Anyway... so I was running KDE4 with the framerate desktop effect, and I'm getting 60 fps with OpenGL 3.0 and Raster effects, and it's all nice and all, but at some point, while running as root, I opened marble, the Earth viewer thing, and the framerate wasn't limited to 60 anymore, it was up to 90!

My graphic card is a FirePro M7820.

So my question is: How do I get back to 90 fps?


----------



## SirDice (Nov 22, 2017)

It probably depends on the resolution. Videocards have a finite amount of bandwidth, if the resolution is higher (more data) the framerate has to come down or else it will exceed the card's bandwidth.
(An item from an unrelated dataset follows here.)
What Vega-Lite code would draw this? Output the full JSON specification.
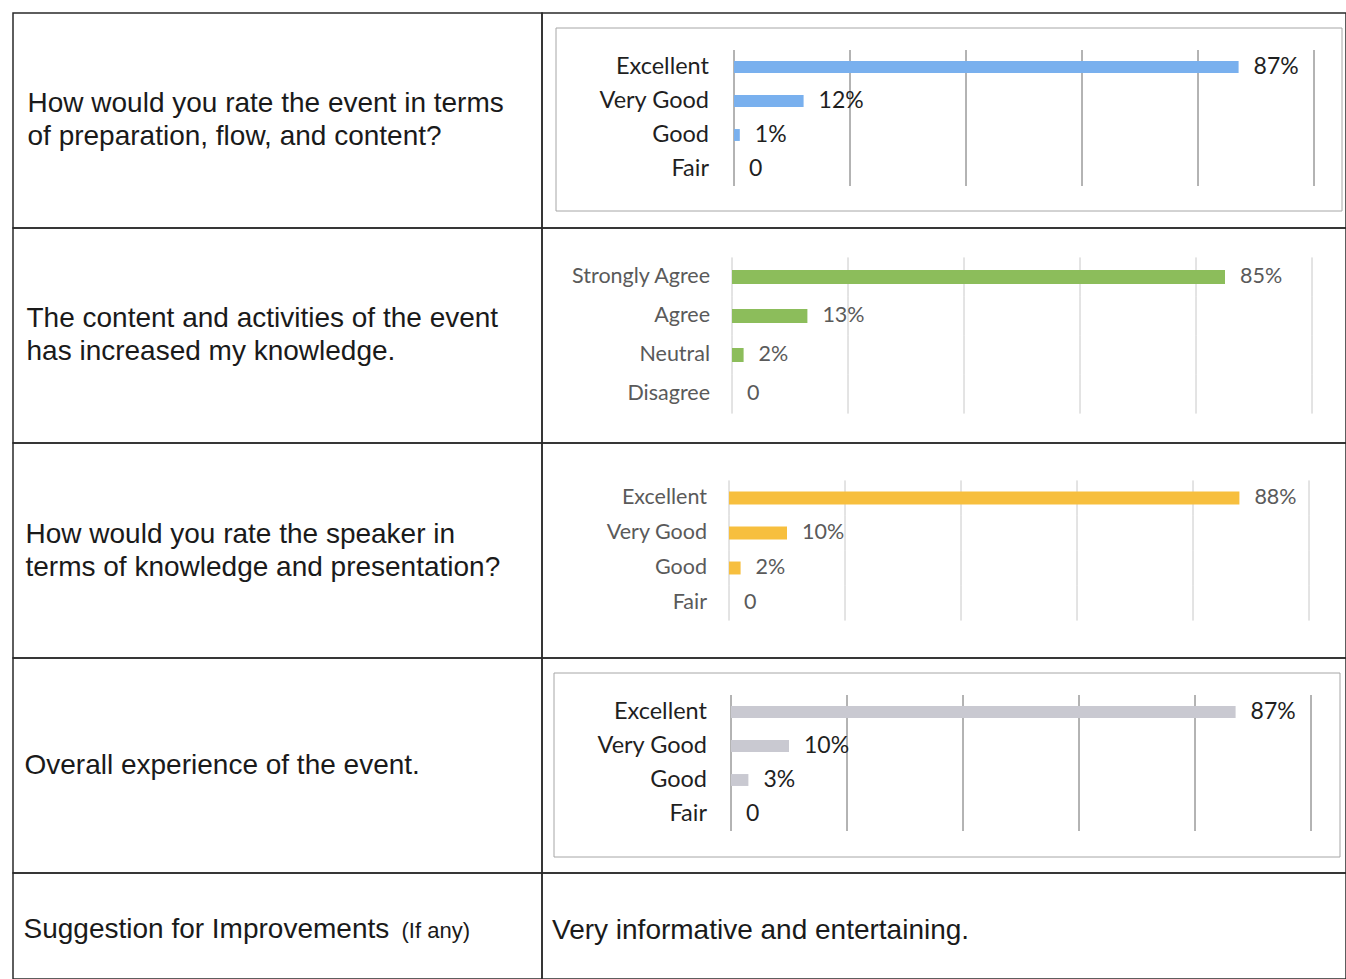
{
  "$schema": "https://vega.github.io/schema/vega-lite/v6.json",
  "padding": {"left": 12, "top": 12, "right": 0, "bottom": 0},
  "background": "white",
  "spacing": 0,
  "bounds": "flush",
  "columns": 2,
  "config": {"view": {"stroke": null}},
  "datasets": {
    "c1": [{"cat": "Excellent", "v": 87, "label": "87%"}, {"cat": "Very Good", "v": 12, "label": "12%"}, {"cat": "Good", "v": 1, "label": "1%"}, {"cat": "Fair", "v": 0, "label": "0"}],
    "c2": [{"cat": "Strongly Agree", "v": 85, "label": "85%"}, {"cat": "Agree", "v": 13, "label": "13%"}, {"cat": "Neutral", "v": 2, "label": "2%"}, {"cat": "Disagree", "v": 0, "label": "0"}],
    "c3": [{"cat": "Excellent", "v": 88, "label": "88%"}, {"cat": "Very Good", "v": 10, "label": "10%"}, {"cat": "Good", "v": 2, "label": "2%"}, {"cat": "Fair", "v": 0, "label": "0"}],
    "c4": [{"cat": "Excellent", "v": 87, "label": "87%"}, {"cat": "Very Good", "v": 10, "label": "10%"}, {"cat": "Good", "v": 3, "label": "3%"}, {"cat": "Fair", "v": 0, "label": "0"}],
    "gr": [{"cat": ["Excellent", "Very Good", "Good", "Fair"], "g": [0, 20, 40, 60, 80, 100]}],
    "ga": [{"cat": ["Strongly Agree", "Agree", "Neutral", "Disagree"], "g": [0, 20, 40, 60, 80, 100]}],
    "blank": [{}]
  },
  "concat": [
    {
      "width": 529, "height": 215,
      "view": {"stroke": "#2a2a2a", "strokeWidth": 1.5},
      "data": {"values": [{"t": ["How would you rate the event in terms", "of preparation, flow, and content?"]}]},
      "mark": {"type": "text", "align": "left", "baseline": "middle", "dx": -250, "dy": -16.5, "font": "Liberation Sans", "fontSize": 28, "lineHeight": 33, "color": "#1a1a1a"},
      "encoding": {"text": {"field": "t"}}
    },
    {
      "width": 804, "height": 215,
      "view": {"stroke": "#2a2a2a", "strokeWidth": 1.5},
      "resolve": {"scale": {"x": "independent", "y": "independent"}},
      "layer": [
        {"data": {"name": "blank"}, "mark": {"type": "rect", "fill": "transparent", "stroke": "#a6a6a6", "strokeWidth": 1},
         "encoding": {"x": {"datum": 0, "type": "quantitative", "scale": {"domain": [0, 1], "range": [14, 800]}, "axis": null}, "x2": {"datum": 1},
                      "y": {"datum": 0, "type": "quantitative", "scale": {"domain": [0, 1], "range": [15, 198]}, "axis": null}, "y2": {"datum": 1}}},
        {
          "data": {"name": "c1"},
          "encoding": {"y": {"field": "cat", "type": "nominal", "scale": {"domain": ["Excellent", "Very Good", "Good", "Fair"], "range": [37, 173], "paddingInner": 0, "paddingOuter": 0}, "axis": null}},
          "layer": [
            {"data": {"name": "gr"}, "transform": [{"flatten": ["cat"]}, {"flatten": ["g"]}],
             "mark": {"type": "rect", "fill": "transparent", "stroke": "#9a9a9a", "strokeWidth": 1},
             "encoding": {"x": {"field": "g", "type": "quantitative", "scale": {"domain": [0, 100], "range": [192, 772]}, "axis": null}, "x2": {"field": "g"}}},
            {"mark": {"type": "bar", "height": {"band": 0.35}, "color": "#79b0ee"},
             "encoding": {"x": {"field": "v", "type": "quantitative"}}},
            {"mark": {"type": "text", "align": "right", "baseline": "middle", "dx": -25, "font": "Lato", "fontSize": 23.5, "color": "#1f1f1f"},
             "encoding": {"x": {"datum": 0}, "text": {"field": "cat"}}},
            {"mark": {"type": "text", "align": "left", "baseline": "middle", "dx": 15, "font": "Lato", "fontSize": 23, "color": "#1f1f1f"},
             "encoding": {"x": {"field": "v", "type": "quantitative"}, "text": {"field": "label"}}}
          ]
        }
      ]
    },
    {
      "width": 529, "height": 215,
      "view": {"stroke": "#2a2a2a", "strokeWidth": 1.5},
      "data": {"values": [{"t": ["The content and activities of the event", "has increased my knowledge."]}]},
      "mark": {"type": "text", "align": "left", "baseline": "middle", "dx": -251, "dy": -16.5, "font": "Liberation Sans", "fontSize": 28, "lineHeight": 33, "color": "#1a1a1a"},
      "encoding": {"text": {"field": "t"}}
    },
    {
      "width": 804, "height": 215,
      "view": {"stroke": "#2a2a2a", "strokeWidth": 1.5},
      "data": {"name": "c2"},
      "encoding": {"y": {"field": "cat", "type": "nominal", "scale": {"domain": ["Strongly Agree", "Agree", "Neutral", "Disagree"], "range": [29.5, 185.5], "paddingInner": 0, "paddingOuter": 0}, "axis": null}},
      "layer": [
        {"data": {"name": "ga"}, "transform": [{"flatten": ["cat"]}, {"flatten": ["g"]}],
         "mark": {"type": "rect", "fill": "transparent", "stroke": "#dadada", "strokeWidth": 1},
         "encoding": {"x": {"field": "g", "type": "quantitative", "scale": {"domain": [0, 100], "range": [190, 770]}, "axis": null}, "x2": {"field": "g"}}},
        {"mark": {"type": "bar", "height": {"band": 0.36}, "color": "#8cbd5b"},
         "encoding": {"x": {"field": "v", "type": "quantitative"}}},
        {"mark": {"type": "text", "align": "right", "baseline": "middle", "dx": -22, "font": "Lato", "fontSize": 21.5, "color": "#5a5a5a"},
         "encoding": {"x": {"datum": 0}, "text": {"field": "cat"}}},
        {"mark": {"type": "text", "align": "left", "baseline": "middle", "dx": 15, "font": "Lato", "fontSize": 21.5, "color": "#5a5a5a"},
         "encoding": {"x": {"field": "v", "type": "quantitative"}, "text": {"field": "label"}}}
      ]
    },
    {
      "width": 529, "height": 215,
      "view": {"stroke": "#2a2a2a", "strokeWidth": 1.5},
      "data": {"values": [{"t": ["How would you rate the speaker in", "terms of knowledge and presentation?"]}]},
      "mark": {"type": "text", "align": "left", "baseline": "middle", "dx": -252, "dy": -16, "font": "Liberation Sans", "fontSize": 28, "lineHeight": 33, "color": "#1a1a1a"},
      "encoding": {"text": {"field": "t"}}
    },
    {
      "width": 804, "height": 215,
      "view": {"stroke": "#2a2a2a", "strokeWidth": 1.5},
      "data": {"name": "c3"},
      "encoding": {"y": {"field": "cat", "type": "nominal", "scale": {"domain": ["Excellent", "Very Good", "Good", "Fair"], "range": [37.5, 177.5], "paddingInner": 0, "paddingOuter": 0}, "axis": null}},
      "layer": [
        {"data": {"name": "gr"}, "transform": [{"flatten": ["cat"]}, {"flatten": ["g"]}],
         "mark": {"type": "rect", "fill": "transparent", "stroke": "#dadada", "strokeWidth": 1},
         "encoding": {"x": {"field": "g", "type": "quantitative", "scale": {"domain": [0, 100], "range": [187, 767]}, "axis": null}, "x2": {"field": "g"}}},
        {"mark": {"type": "bar", "height": {"band": 0.37}, "color": "#f7bf3e"},
         "encoding": {"x": {"field": "v", "type": "quantitative"}}},
        {"mark": {"type": "text", "align": "right", "baseline": "middle", "dx": -22, "font": "Lato", "fontSize": 21.5, "color": "#5a5a5a"},
         "encoding": {"x": {"datum": 0}, "text": {"field": "cat"}}},
        {"mark": {"type": "text", "align": "left", "baseline": "middle", "dx": 15, "font": "Lato", "fontSize": 21.5, "color": "#5a5a5a"},
         "encoding": {"x": {"field": "v", "type": "quantitative"}, "text": {"field": "label"}}}
      ]
    },
    {
      "width": 529, "height": 215,
      "view": {"stroke": "#2a2a2a", "strokeWidth": 1.5},
      "data": {"values": [{"t": "Overall experience of the event."}]},
      "mark": {"type": "text", "align": "left", "baseline": "middle", "dx": -253, "font": "Liberation Sans", "fontSize": 28, "color": "#1a1a1a"},
      "encoding": {"text": {"field": "t"}}
    },
    {
      "width": 804, "height": 215,
      "view": {"stroke": "#2a2a2a", "strokeWidth": 1.5},
      "resolve": {"scale": {"x": "independent", "y": "independent"}},
      "layer": [
        {"data": {"name": "blank"}, "mark": {"type": "rect", "fill": "transparent", "stroke": "#a6a6a6", "strokeWidth": 1},
         "encoding": {"x": {"datum": 0, "type": "quantitative", "scale": {"domain": [0, 1], "range": [12, 798]}, "axis": null}, "x2": {"datum": 1},
                      "y": {"datum": 0, "type": "quantitative", "scale": {"domain": [0, 1], "range": [15, 199]}, "axis": null}, "y2": {"datum": 1}}},
        {
          "data": {"name": "c4"},
          "encoding": {"y": {"field": "cat", "type": "nominal", "scale": {"domain": ["Excellent", "Very Good", "Good", "Fair"], "range": [37, 173], "paddingInner": 0, "paddingOuter": 0}, "axis": null}},
          "layer": [
            {"data": {"name": "gr"}, "transform": [{"flatten": ["cat"]}, {"flatten": ["g"]}],
             "mark": {"type": "rect", "fill": "transparent", "stroke": "#9a9a9a", "strokeWidth": 1},
             "encoding": {"x": {"field": "g", "type": "quantitative", "scale": {"domain": [0, 100], "range": [189, 769]}, "axis": null}, "x2": {"field": "g"}}},
            {"mark": {"type": "bar", "height": {"band": 0.35}, "color": "#c9c9d1"},
             "encoding": {"x": {"field": "v", "type": "quantitative"}}},
            {"mark": {"type": "text", "align": "right", "baseline": "middle", "dx": -24, "font": "Lato", "fontSize": 23.5, "color": "#1f1f1f"},
             "encoding": {"x": {"datum": 0}, "text": {"field": "cat"}}},
            {"mark": {"type": "text", "align": "left", "baseline": "middle", "dx": 15, "font": "Lato", "fontSize": 23, "color": "#1f1f1f"},
             "encoding": {"x": {"field": "v", "type": "quantitative"}, "text": {"field": "label"}}}
          ]
        }
      ]
    },
    {
      "width": 529, "height": 106,
      "view": {"stroke": "#2a2a2a", "strokeWidth": 1.5},
      "data": {"values": [{"t": "Suggestion for Improvements", "s": "(If any)"}]},
      "layer": [
        {"mark": {"type": "text", "align": "left", "baseline": "alphabetic", "dx": -254, "dy": 12, "font": "Liberation Sans", "fontSize": 28, "color": "#1a1a1a"},
         "encoding": {"text": {"field": "t"}}},
        {"mark": {"type": "text", "align": "left", "baseline": "alphabetic", "dx": 124, "dy": 12, "font": "Liberation Sans", "fontSize": 22, "color": "#1a1a1a"},
         "encoding": {"text": {"field": "s"}}}
      ]
    },
    {
      "width": 804, "height": 106,
      "view": {"stroke": "#2a2a2a", "strokeWidth": 1.5},
      "data": {"values": [{"t": "Very informative and entertaining."}]},
      "mark": {"type": "text", "align": "left", "baseline": "alphabetic", "dx": -392, "dy": 13, "font": "Liberation Sans", "fontSize": 28, "color": "#1a1a1a"},
      "encoding": {"text": {"field": "t"}}
    }
  ]
}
This is of course highly depended on the type of card. My NVidia GTX1080 for example has no problems running 2560x1440 at 140 or more frames per second. A much cheaper 640GT will never be able to reach those frame rates, even on lower resolutions. 

.


----------



## poorandunlucky (Nov 22, 2017)

SirDice said:


> It probably depends on the resolution. Videocards have a finite amount of bandwidth, if the resolution is higher (more data) the framerate has to come down or else it will exceed the card's bandwidth. This is of course highly depended on the type of card. My NVidia GTX1080 for example has no problems running 2560x1440 at 140 or more frames per second. A much cheaper 640GT will never be able to reach those frame rates, even on lower resolutions.
> 
> .



The resolution was unchanged...

I just had the little framerate desktop gadget running, and I was checking out the various KDE apps that are bundled with the DE, and after fiddling with Marble for a bit, I closed it, and noticed my framerate was stalling at 90, not 60, anymore...  Like Enlightenment has a Framerate setting, I think it might be more something like that...


----------